Since April, the committee has had interaction with about 125 associations representing the SSIs. In all about 12 States were covered during workshops and discussions held at group and individual levels, involving Government officials and individual SSIs also.

Definition issue

And after such a massive exercise, ``The most daunting task continues to be the definition of SSI'', says Dr. Raju. At present, an SSI in India is defined as one with an investment of up to Rs. 1 crore in plant and machinery.

Globally there are about 75 definitions of what constitutes a small and medium enterprise. For example, in Indonesia an SSI is defined as one with 5 to 19 employees. In Japan, it is up to 300 employees (industrial mining and transport) and less than 50 to 100 for retail and wholesale, while investment should be less than 100 million yen. In Korea, it is less than 20 in manufacturing and five in services.

In most of these countries, incentives are given - some fiscal, some technology and market promotion. Preferential treatment for government purchases is also there. The definition of SSI also has implications under WTO. Mr. Raju says, under WTO, `greenback subsidies' can be given to SSIs and are non-actionable. The main objective of such subsidies is to correct regional imbalances.

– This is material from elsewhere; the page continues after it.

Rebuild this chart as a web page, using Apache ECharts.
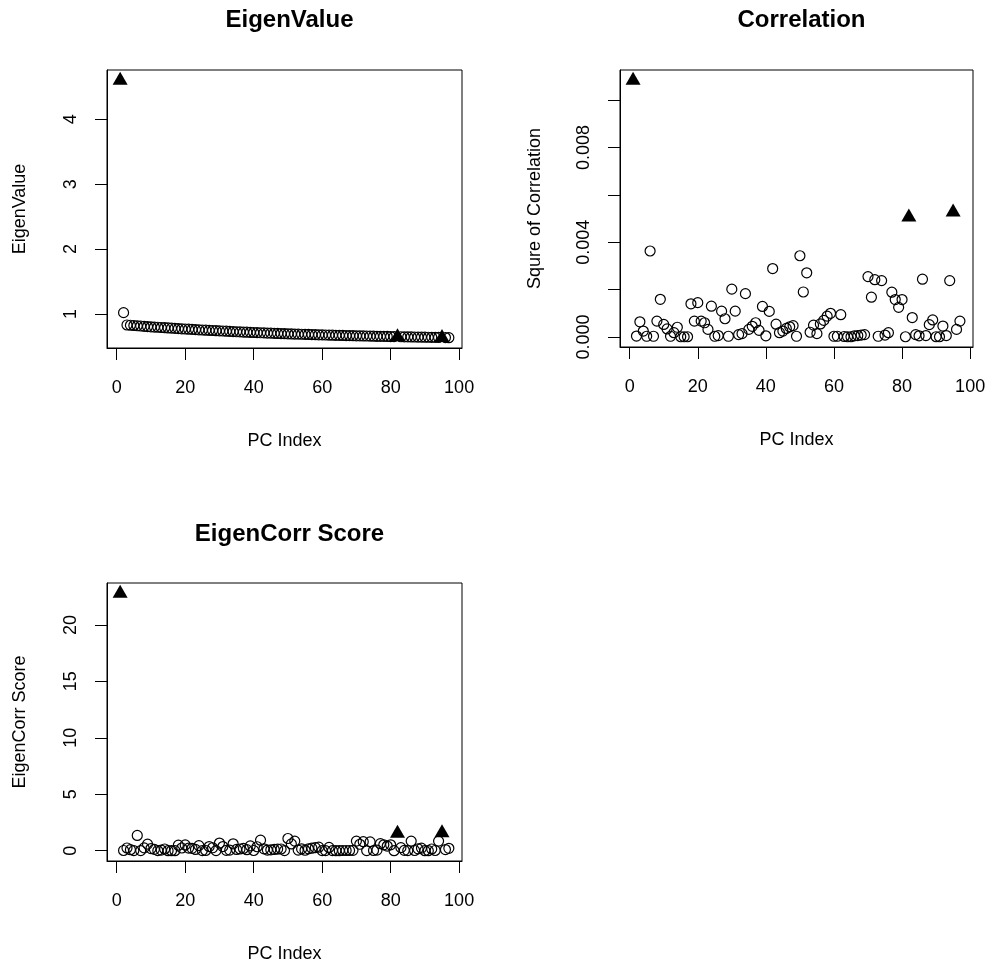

All over the globe the definition is a combination of parameters such as investment in plant and machinery, equity, turnover and manpower employed. It is against this background that the strategy paper has suggested a combination of investment levels, and labour, with provision for technological upgradation under the definition of SSI. Tentatively, the SSI law is proposed to be called the ``Small Scale Industries Act 2000''. And the first step in formulating the Act is to define an SSI. It appears that during discussions with officials, the thought of constituting a Limited Liability Partnership Act came up. Such a law exists in the U.K. In India, private limited companies cannot go public, but the Limited Liability Partnership Act would enable them to do so. This will limit partners' liability and provide for exit of partners. Under the existing law, partnership will have to be dissolved, if one of the partners makes an exit. A formal proposal by Dr. Raju to the Government for taking up the task of preparing such an Act is to be submitted next week. The inspiration for a regulatory body seems to be the model available in the U.S., South Korea and China among others. According to the strategy paper proposal, any change in laws anywhere in the country, if they affect the SSIs, will have to be referred to the regulatory body.

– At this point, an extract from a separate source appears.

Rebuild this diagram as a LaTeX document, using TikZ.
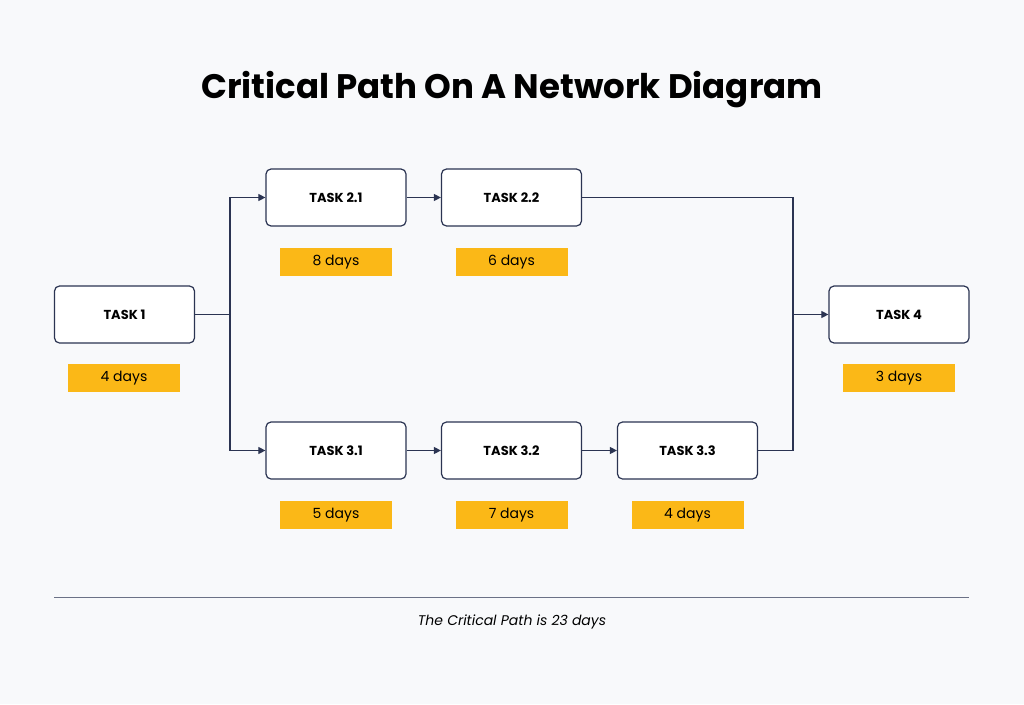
\documentclass[tikz,border=0pt]{standalone}
\usepackage{fontspec}
\setmainfont{Poppins}
\usetikzlibrary{arrows.meta}
\definecolor{bg}{HTML}{F8F9FB}
\definecolor{ln}{HTML}{2B3452}
\definecolor{hl}{HTML}{FBB817}
\begin{document}
\begin{tikzpicture}[x=1pt,y=-1pt,
 task/.style={draw=ln,line width=1.2pt,rounded corners=5pt,fill=white,minimum width=140pt,minimum height=57pt,inner sep=0pt,font=\bfseries\fontsize{13}{15}\selectfont},
 dur/.style={fill=hl,minimum width=112pt,minimum height=28pt,inner sep=0pt,font=\fontsize{14}{16}\selectfont},
 con/.style={draw=ln,line width=1.1pt},
 arr/.style={con,-{Triangle[length=7pt,width=7pt]}}]
\useasboundingbox[fill=bg] (0,0) rectangle (1024,704);
\node[font=\bfseries\fontsize{34}{40}\selectfont] (title) at (512,90) {Critical Path On A Network Diagram};
\node[task] (t1) at (124.5,314.5) {TASK 1};
\node[task] (t21) at (336,197.5) {TASK 2.1};
\node[task] (t22) at (511.5,197.5) {TASK 2.2};
\node[task] (t31) at (336,450.5) {TASK 3.1};
\node[task] (t32) at (511.5,450.5) {TASK 3.2};
\node[task] (t33) at (687.5,450.5) {TASK 3.3};
\node[task] (t4) at (899,314.5) {TASK 4};
\node[dur] (d1) at (124,378) {4 days};
\node[dur] (d21) at (336,262) {8 days};
\node[dur] (d22) at (511.5,262) {6 days};
\node[dur] (d31) at (336,515) {5 days};
\node[dur] (d32) at (511.5,515) {7 days};
\node[dur] (d33) at (687.5,515) {4 days};
\node[dur] (d4) at (899,378) {3 days};
\coordinate (jl) at (230,314.5);
\coordinate (jr) at (793,314.5);
\draw[con] (t1.east) -- (jl);
\draw[arr] (jl) |- (t21.west);
\draw[arr] (jl) |- (t31.west);
\draw[arr] (t21) -- (t22);
\draw[arr] (t31) -- (t32);
\draw[arr] (t32) -- (t33);
\draw[con] (t22.east) -| (jr);
\draw[con] (t33.east) -| (jr);
\draw[arr] (jr) -- (t4.west);
\coordinate (la) at (54,597);
\coordinate (lb) at (969,597);
\draw[draw=ln!70,line width=0.8pt] (la) -- (lb);
\node[font=\itshape\fontsize{14}{16}\selectfont] (cap) at (512,622) {The Critical Path is 23 days};
\end{tikzpicture}
\end{document}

It also suggests formal recognition to SSI associations. This could be linked to criteria such as elections to the association and auditing of accounts. Other aspects covered by the strategy paper include fair opportunity for State contracts (to SSIs), protection against unfair specifications, and procurement preferences.

On simplification of rules and regulations, Dr. Raju points out that SSIs now have to submit up to 165 returns (in some States) and are subjected to inspections by up to a maximum of 60 inspectors. The lowest inspections any SSI in India is subjected to is 27. The strategy paper has categorised Acts into three - Acts on public safety, Acts relating to environment and those relating to social welfare. The fiscal laws have been kept out of the purview of this committee. `Self certification', is another possibility being explored, by SSIs other than those in hazardous category.

Besides Dr. Raju, other members of the committee are Mr. Hemnath Rao (ASCI Faculty), Maj. Gen. Bagga, Chairman, IT-ASCI, and Mr. K. Gopalchowdary, Advocate of the Andhra Pradesh High Court.